Perhaps the better prescription for our problems is not nostalgia for the past but an acceptance of the present. Instead of focusing policy efforts on keeping traditional jobs in the United States, we should concentrate on making work less central and less essential for all Americans. Embrace flexibility, encourage workers to look outside of work for their happiness, fulfillment, and ultimately their dignity. Instead of attempting to halt the “global forces” that have supposedly made life harder for working Americans, policymakers should allow workers to reap the benefits of automation and help those actually in need.
An argument can certainly be made that the government could and should do more to help those experiencing poverty and the struggling working class. This shouldn’t mean curtailing big business ventures. It could start instead with introducing policies like a universal basic income, or U.B.I., a fixed income that every adult, rich or poor, working or unemployed, automatically receives from government. It is true that the demand for less advanced skills easily replaced by technology is declining but the rise of online platforms and marketplaces is also changing the way people work and the terms under which they work. Individual contributors only need an internet connection now to market their skills and sell their work. This change in work was unprecedented in the 1950s.
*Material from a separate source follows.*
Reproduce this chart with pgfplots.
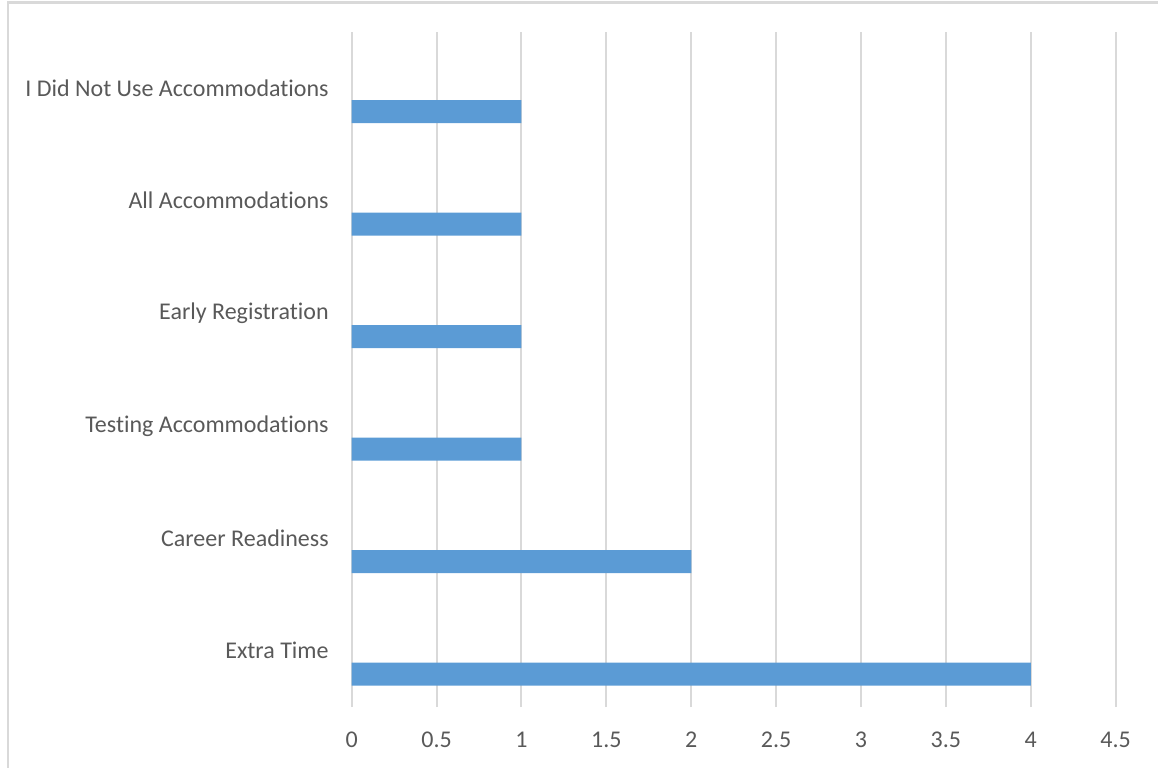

Rubio’s policy of Common-Good Capitalism proposes active intervention in the economy to advance the common good, rooted in the belief that the cultural and societal changes of the past 20–50 years have been mostly bad for the American people. Stifling innovation to promote the common good would ultimately do more harm than good, primarily since coming to an actual agreement of what constitutes the “common good” is enough of a challenge for philosophers, let alone the government. Encouraging more innovation, testing out new policies to help the impoverished and under-served in our population: these are the best ways to adapt to our changing economic landscape.
Perhaps Rubio’s heart is in the right place; his misdirected policies are just for a different era. As Jonah Goldberg contends, “I do not think our problems are policy problems. The crisis that besets our civilization is fundamentally psychological. Specifically, we are shot through with ingratitude for the Miracle.”